It seems the Bayeux Tapestry has been holding out on us. For centuries we’ve admired its fine depictions of horses with pipe-cleaner legs, Norman boats that look suspiciously like IKEA flatpacks, and Saxons all pointing in the same direction like a medieval conga line. But now, lo and behold, new panels have emerged – and they reveal that Harold and William weren’t the only ones at it. The Saxons had hobbies.
One panel shows them busily painting roundabouts. Not storming castles, not defending hearth and home – painting white circles on the ground like the world’s first highways department. The Latin inscription leaves no room for doubt: “SAXONS PINGUNT ROTAS TRANSVERSALES.” Translation – “Dave, fetch another bucket, we’ve got a mini-roundabout to finish before vespers.” Apparently Britain’s love affair with baffling road layouts stretches back nearly a millennium.
Another panel is even more startling. Forget Hastings, here we have the first protest march – “GO HOME NORMANS.” Saxons, banners aloft, demanding that the foreigners pack up and push off. It’s practically Farage in wool embroidery. The only thing missing is a Saxon with a pint in one hand and a dog on a string in the other. The irony, of course, is that the Normans were only doing what the Saxons had done a few centuries earlier – invading. But as every populist knows, history starts the moment you feel hard done by.

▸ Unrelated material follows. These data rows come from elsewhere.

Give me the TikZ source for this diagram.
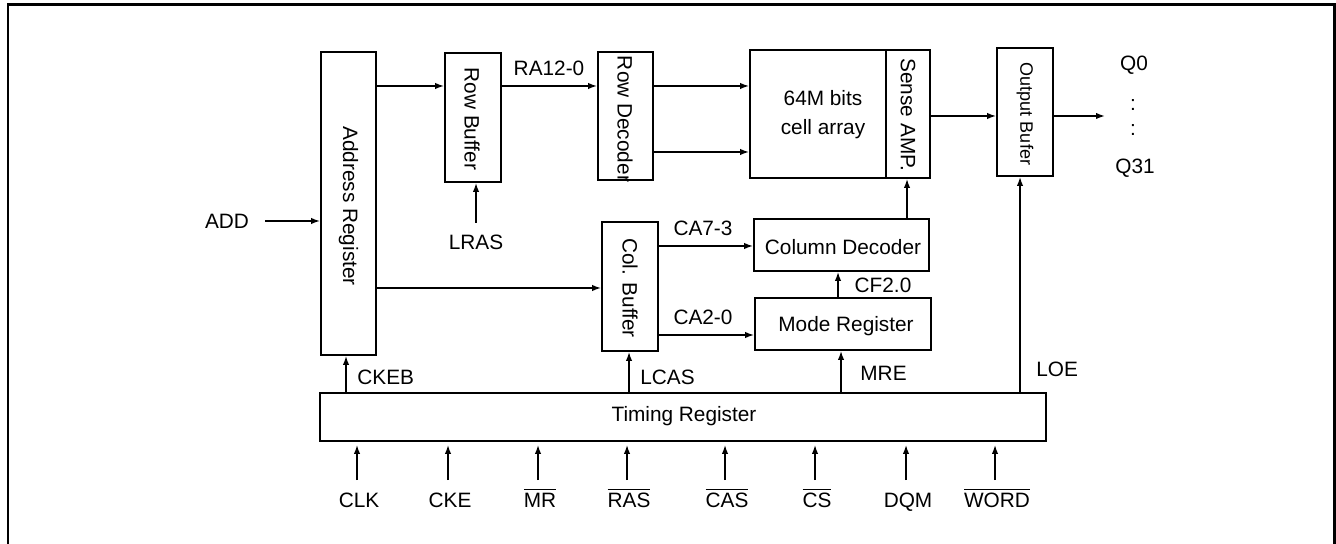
\documentclass[tikz,border=0pt]{standalone}
\usepackage{fontspec}
\setmainfont{Liberation Sans}
\usetikzlibrary{arrows.meta}
\begin{document}
\begin{tikzpicture}[x=0.5pt,y=-0.5pt,
  box/.style={draw, line width=0.9pt, inner sep=0pt},
  lbl/.style={inner sep=0pt, font=\fontsize{10.4}{12}\selectfont},
  small/.style={inner sep=0pt, font=\fontsize{9}{11}\selectfont},
  arr/.style={line width=0.75pt, -{Latex[length=4.5pt,width=3.2pt]}},
  ln/.style={line width=0.75pt}]
\useasboundingbox (0,0) rectangle (1336,544);
\draw[line width=1.3pt] (8,544) -- (8,4.5) -- (1334.5,4.5) -- (1334.5,544);

% boxes
\node[box, minimum width=27.5pt, minimum height=151.5pt] (addr) at (348.5,203.5) {};
\node[box, minimum width=28pt, minimum height=64.5pt] (rowbuf) at (473,117.5) {};
\node[box, minimum width=27.5pt, minimum height=64pt] (rowdec) at (625.5,116) {};
\node[box, minimum width=68pt, minimum height=64pt] (cell) at (818,114) {};
\node[box, minimum width=22pt, minimum height=64pt] (sense) at (908,114) {};
\node[box, minimum width=28pt, minimum height=64pt] (outbuf) at (1025,112) {};
\node[box, minimum width=87.5pt, minimum height=26pt] (coldec) at (841.5,245) {};
\node[box, minimum width=88pt, minimum height=26pt] (moderg) at (843,324) {};
\node[box, minimum width=28pt, minimum height=64.5pt] (colbuf) at (630,286.5) {};
\node[box, minimum width=363pt, minimum height=24pt] (timing) at (683,417) {};

% box texts
\node[lbl, rotate=-90] (addrt) at (348.5,206) {Address Register};
\node[lbl, rotate=-90] (rowbuft) at (472,119) {Row Buffer};
\node[lbl, rotate=-90] (rowdect) at (625,119) {Row Decoder};
\node[lbl] (cellt1) at (823,98) {64M bits};
\node[lbl] (cellt2) at (823,129) {cell array};
\node[lbl, rotate=-90] (senset) at (908,115) {Sense AMP.};
\node[small, rotate=-90] (outbuft) at (1025,114) {Output Bufer};
\node[lbl] (coldect) at (843,247) {Column Decoder};
\node[lbl] (modergt) at (846,326) {Mode Register};
\node[lbl, rotate=-90] (colbuft) at (630,288) {Col. Buffer};
\node[lbl] (timingt) at (684,416) {Timing Register};

% top path
\node[lbl] (add) at (227,221) {ADD};
\draw[arr] ([xshift=8pt]add.east) -- (add -| addr.west);
\draw[arr] (addr.east |- 0,86) -- (rowbuf.west |- 0,86);
\draw[arr] (rowbuf.east |- 0,86) -- (rowdec.west |- 0,86);
\node[lbl] (ra) at (549,68) {RA12-0};
\draw[arr] (rowdec.east |- 0,86) -- (cell.west |- 0,86);
\draw[arr] (rowdec.east |- 0,152) -- (cell.west |- 0,152);
\draw[arr] (sense.east |- 0,116) -- (outbuf.west |- 0,116);
\coordinate (qout) at (1105,116);
\draw[arr] (outbuf.east |- qout) -- (qout);
\node[lbl] (q0) at (1134,65) {Q0};
\node[lbl] (qd1) at (1133,105) {:};
\node[lbl] (qd2) at (1133,130) {:};
\node[lbl] (q31) at (1135,168) {Q31};

\node[lbl] (lras) at (476,242) {LRAS};
\draw[arr] (476,223) -- (476,0 |- rowbuf.south);

% column path
\draw[arr] (addr.east |- 0,288) -- (colbuf.west |- 0,288);
\draw[arr] (colbuf.east |- 0,246) -- (coldec.west |- 0,246);
\node[lbl] (ca73) at (703,228) {CA7-3};
\draw[arr] (colbuf.east |- 0,335) -- (moderg.west |- 0,335);
\node[lbl] (ca20) at (703,317) {CA2-0};
\draw[arr] (838,0 |- moderg.north) -- (838,0 |- coldec.south);
\node[lbl] (cf) at (883,285) {CF2.0};
\draw[arr] (907,0 |- coldec.north) -- (907,0 |- sense.south);

% timing outputs
\draw[arr] (346,0 |- timing.north) -- (346,0 |- addr.south);
\node[lbl, anchor=west] (ckeb) at (357,377) {CKEB};
\draw[arr] (629,0 |- timing.north) -- (629,0 |- colbuf.south);
\node[lbl, anchor=west] (lcas) at (640,377) {LCAS};
\draw[arr] (841,0 |- timing.north) -- (841,0 |- moderg.south);
\node[lbl, anchor=west] (mre) at (860,373) {MRE};
\draw[arr] (1020,0 |- timing.north) -- (1020,0 |- outbuf.south);
\node[lbl, anchor=west] (loe) at (1036,369) {LOE};

% timing inputs
\foreach \nm/\xx/\tx in {clk/357/CLK, cke/448/CKE, mr/538/$\overline{\mbox{MR}}$, ras/627/$\overline{\mbox{RAS}}$, cas/725/$\overline{\mbox{CAS}}$, cs/815/$\overline{\mbox{CS}}$, dqm/906/DQM, word/995/$\overline{\mbox{WORD}}$}{
  \node[lbl, anchor=base] (\nm) at (\xx+2,507) {\tx};
  \draw[arr, shorten >=1.5pt] (\xx,480) -- (\xx,0 |- timing.south);
}
\end{tikzpicture}
\end{document}
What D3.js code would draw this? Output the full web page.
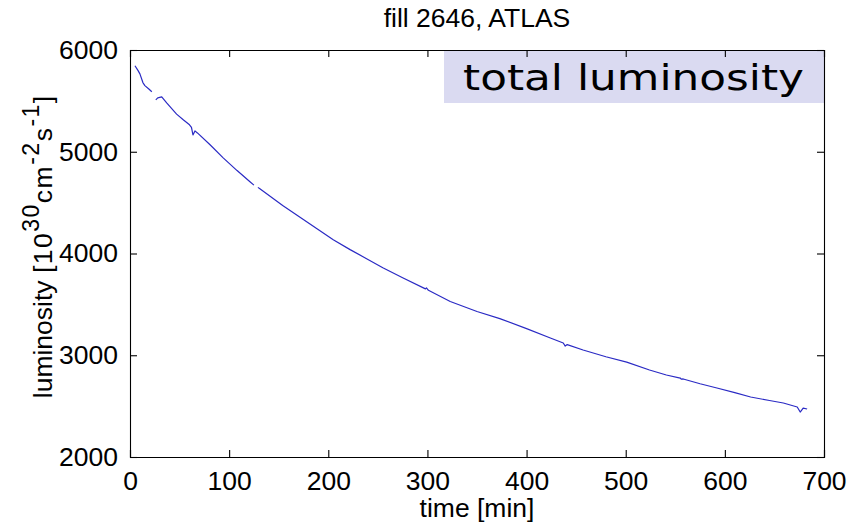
<!DOCTYPE html>
<html>
<head>
<meta charset="utf-8">
<script src="https://cdn.jsdelivr.net/npm/d3@7"></script>
<style>
  html, body { margin: 0; padding: 0; background: #fff; }
  svg { display: block; }
  text { font-family: "Liberation Sans", Arial, sans-serif; fill: #000; }
</style>
</head>
<body>
<svg id="chart" width="850" height="529"></svg>
<script>
// ---- data ----
const timeMin = [5, 8, 10, 13, 15, 19, 22, null, 26, 28, 32, 37, 47, 54, 60, 62, 63.5, 65.5, 68, 81, 94, 108, 121, 125, null,
  129, 131, 154, 170, 189, 205, 222, 240, 255, 275, 298, 299, 301, 323, 350, 373, 400, 424, 437, 439, 441, 457, 480, 501,
  524, 541, 555, 556, 558, 575, 592, 610, 626, 645, 659, 673, 676, 679, 683];
const luminosity = [5845, 5800, 5765, 5680, 5650, 5617, 5590, null, 5510, 5530, 5540, 5480, 5370, 5312, 5265, 5240, 5165, 5205, 5185, 5066, 4940, 4815, 4705, 4672, null,
  4650, 4636, 4472, 4366, 4240, 4135, 4038, 3942, 3860, 3762, 3652, 3662, 3638, 3528, 3430, 3360, 3262, 3170, 3120, 3090, 3105, 3052, 2985, 2933,
  2855, 2806, 2776, 2766, 2767, 2720, 2678, 2632, 2590, 2555, 2531, 2491, 2442, 2481, 2472];
const xTicks = [0, 100, 200, 300, 400, 500, 600, 700];
const yTicks = [2000, 3000, 4000, 5000, 6000];
const titleText = "fill 2646, ATLAS";
const xLabel = "time [min]";
const boxLabel = "total luminosity";

// ---- layout ----
const pL = 130, pR = 824, pT = 50, pB = 457;
const svg = d3.select("#chart");

const x = d3.scaleLinear().domain([0, 700]).range([pL, pR]);
const y = d3.scaleLinear().domain([2000, 6000]).range([pB, pT]);

// label box
svg.append("rect")
  .attr("x", 444).attr("y", pT + 1)
  .attr("width", pR - 444).attr("height", 52)
  .attr("fill", "#dadaf1");
svg.append("text")
  .attr("x", 463).attr("y", 90)
  .attr("textLength", 341).attr("lengthAdjust", "spacingAndGlyphs")
  .style("font-family", "'DejaVu Sans', Verdana, sans-serif")
  .style("font-size", "36px")
  .text(boxLabel);

// data line
const pts = timeMin.map((t, i) => ({ t: t, v: luminosity[i] }));
const line = d3.line()
  .defined(d => d.t !== null && d.v !== null)
  .x(d => x(d.t)).y(d => y(d.v));
svg.append("path")
  .datum(pts)
  .attr("d", line)
  .attr("fill", "none")
  .attr("stroke", "#2a2ac4")
  .attr("stroke-width", 1.2)
  .attr("stroke-linejoin", "round");

// axes (ticks pointing inward, mirrored on top/right)
const tickLen = 7;
const fs = "26.5px";
const axB = svg.append("g").attr("transform", `translate(0,${pB})`)
  .call(d3.axisBottom(x).tickValues(xTicks).tickSize(-tickLen).tickPadding(14).tickFormat(d3.format("d")));
const axT = svg.append("g").attr("transform", `translate(0,${pT})`)
  .call(d3.axisTop(x).tickValues(xTicks).tickSize(-tickLen).tickFormat(""));
const axL = svg.append("g").attr("transform", `translate(${pL},0)`)
  .call(d3.axisLeft(y).tickValues(yTicks).tickSize(-tickLen).tickPadding(12).tickFormat(d3.format("d")));
const axR = svg.append("g").attr("transform", `translate(${pR},0)`)
  .call(d3.axisRight(y).tickValues(yTicks).tickSize(-tickLen).tickFormat(""));
[axB, axT, axL, axR].forEach(g => {
  g.select(".domain").attr("stroke", "#000").attr("stroke-width", 1.1);
  g.selectAll(".tick line").attr("stroke", "#000").attr("stroke-width", 1.1);
  g.selectAll("text").style("font-family", "'Liberation Sans', Arial, sans-serif").style("font-size", fs).attr("fill", "#000");
});

// title
svg.append("text")
  .attr("x", 477).attr("y", 27)
  .attr("text-anchor", "middle")
  .style("font-size", fs)
  .text(titleText);

// x label
svg.append("text")
  .attr("x", 477).attr("y", 517)
  .attr("text-anchor", "middle")
  .style("font-size", fs)
  .text(xLabel);

// y label with superscripts
const yl = svg.append("text")
  .attr("transform", "translate(52,247) rotate(-90)")
  .attr("text-anchor", "middle")
  .style("font-size", fs);
yl.append("tspan").text("luminosity ");
yl.append("tspan").style("letter-spacing", "1.5px").text("[10");
yl.append("tspan").attr("baseline-shift", "super").style("font-size", "23px").style("letter-spacing", "1.5px").text("30");
yl.append("tspan").style("letter-spacing", "1.5px").text("cm");
yl.append("tspan").attr("baseline-shift", "super").style("font-size", "23px").style("letter-spacing", "1.5px").text("-2");
yl.append("tspan").style("letter-spacing", "1.5px").text("s");
yl.append("tspan").attr("baseline-shift", "super").style("font-size", "23px").style("letter-spacing", "1.5px").text("-1");
yl.append("tspan").text("]");
</script>
</body>
</html>
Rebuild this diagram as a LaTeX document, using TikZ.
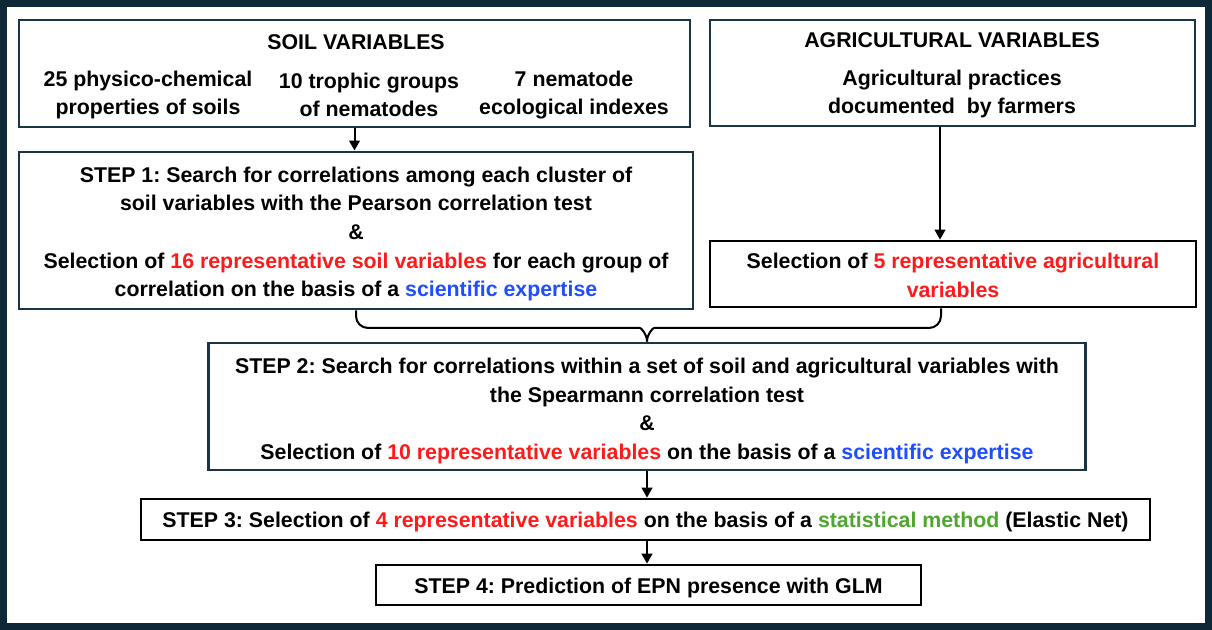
\documentclass[tikz,border=0pt]{standalone}
\usepackage{fontspec}
\setmainfont{Liberation Sans}
\usetikzlibrary{arrows.meta}
\definecolor{navy}{HTML}{0E2838}
\definecolor{boxnavy}{HTML}{1B3444}
\definecolor{hred}{HTML}{FF1A1A}
\definecolor{hblue}{HTML}{1F4EFF}
\definecolor{hgreen}{HTML}{4EA72E}
\newcommand{\rd}[1]{\textcolor{hred}{#1}}
\newcommand{\bl}[1]{\textcolor{hblue}{#1}}
\newcommand{\gr}[1]{\textcolor{hgreen}{#1}}
\frenchspacing
\begin{document}
\begin{tikzpicture}[x=0.75pt,y=-0.75pt,
  font=\bfseries\fontsize{16}{21.4}\selectfont\frenchspacing,
  navybox/.style={draw=boxnavy,line width=2.2pt,inner sep=0pt},
  blackbox/.style={draw=black,line width=2pt,inner sep=0pt},
  txt/.style={inner sep=0pt,align=center},
  arr/.style={line width=1.5pt,-{Triangle[length=7.5pt,width=8pt]}},
  bracepath/.style={line width=1.5pt,line join=round}]
\useasboundingbox (0,0) rectangle (1212,630);
\draw[navy,line width=5.25pt] (3.5,3.5) rectangle (1208.5,626.5);

% boxes
\node[navybox,minimum width=503.25pt,minimum height=80.25pt] (soil) at (354.5,73.5) {};
\node[navybox,minimum width=363.75pt,minimum height=79.5pt] (agri) at (952.5,73) {};
\node[navybox,minimum width=505.5pt,minimum height=117.75pt] (step1) at (356,230.5) {};
\node[blackbox,minimum width=364.5pt,minimum height=49.5pt] (agrisel) at (953,274) {};
\node[navybox,minimum width=657.75pt,minimum height=95.25pt] (step2) at (647,406.5) {};
\node[blackbox,minimum width=756.75pt,minimum height=30.75pt] (step3) at (645.5,519.5) {};
\node[blackbox,minimum width=408.75pt,minimum height=30pt] (step4) at (648.5,585) {};

% texts
\node[txt] (soiltitle) at (356,42) {SOIL VARIABLES};
\node[txt] (col1) at (148,95) {25 physico-chemical\\properties of soils};
\node[txt] (col2) at (369,95) {10 trophic groups\\of nematodes};
\node[txt] (col3) at (574,95) {7 nematode\\ecological indexes};

\node[txt] (agrititle) at (952,40) {AGRICULTURAL VARIABLES};
\node[txt] (agritext) at (952,94) {Agricultural practices\\documented\ \ by farmers};

\node[txt] (step1t) at (356,234)
 {STEP 1: Search for correlations among each cluster of\\
  soil variables with the Pearson correlation test\\
  \&\\
  Selection of \rd{16 representative soil variables} for each group of\\
  correlation on the basis of a \bl{scientific expertise}};

\node[txt] (agriselt) at (953,275.5)
 {Selection of \rd{5 representative agricultural}\\\rd{variables}};

\node[txt] (step2t) at (647,411)
 {STEP 2: Search for correlations within a set of soil and agricultural variables with\\
  the Spearmann correlation test\\
  \&\\
  Selection of \rd{10 representative variables} on the basis of a \bl{scientific expertise}};

\node[txt] (step3t) at (645.5,521.5)
 {STEP 3: Selection of \rd{4 representative variables} on the basis of a \gr{statistical method} (Elastic Net)};

\node[txt] (step4t) at (648.5,588)
 {STEP 4: Prediction of EPN presence with GLM};

% connectors
\coordinate (ax) at (940,0);
\coordinate (bx) at (941,0);
\draw[arr] (soil.south) -- (soil.south |- step1.north);
\draw[arr] (agri.south -| ax) -- (agrisel.north -| ax);
\draw[arr] (step2.south) -- (step2.south |- step3.north);
\draw[arr] (step3.south -| step2.south) -- (step4.north -| step2.south);

\draw[bracepath,rounded corners=9pt] (step1.south) |- (628,328)
  [sharp corners] .. controls (641,328) and (647,334) .. (step2.north);
\draw[bracepath,rounded corners=9pt] (agrisel.south -| bx) |- (666,328)
  [sharp corners] .. controls (653,328) and (647,334) .. (step2.north);
\end{tikzpicture}
\end{document}
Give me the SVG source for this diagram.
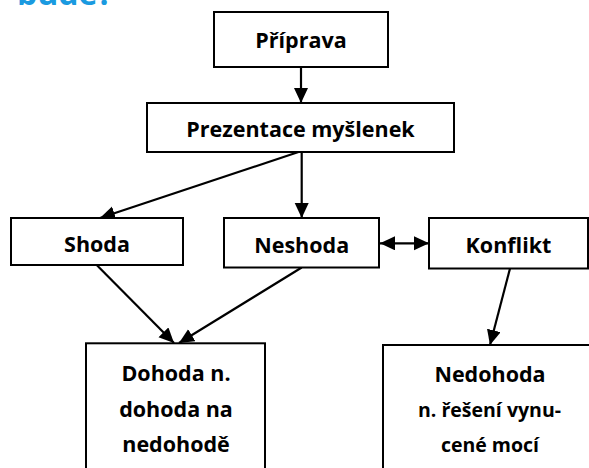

And then there’s the pièce de résistance – “Protest at the Asylum Hotel.” Saxons lined up outside a half-timbered Premier Inn, shouting “No to asylum” in Gothic script while a bewildered innkeeper looks on. It’s the Middle Ages’ answer to GB News. The borders are decorated not with proud lions or noble eagles, but with creatures that look suspiciously like the Daily Mail comments section in reptile form.
So what have we learned from these rediscovered panels? That the English were grumpy about immigration long before Twitter. That roundabouts were painted before roads were invented. And that populist sloganeering, once stitched in wool, is no less daft than when it’s belted out in Westminster or bellowed from a Facebook meme. The only real difference is that the tapestry has lasted nearly a thousand years. Today’s slogans will barely last the week – which is probably a mercy.





1 comment:
Interesting you should mention Ikea : some of the defensive structures the Normans put up were pre-fabricated. Couldn't make it up.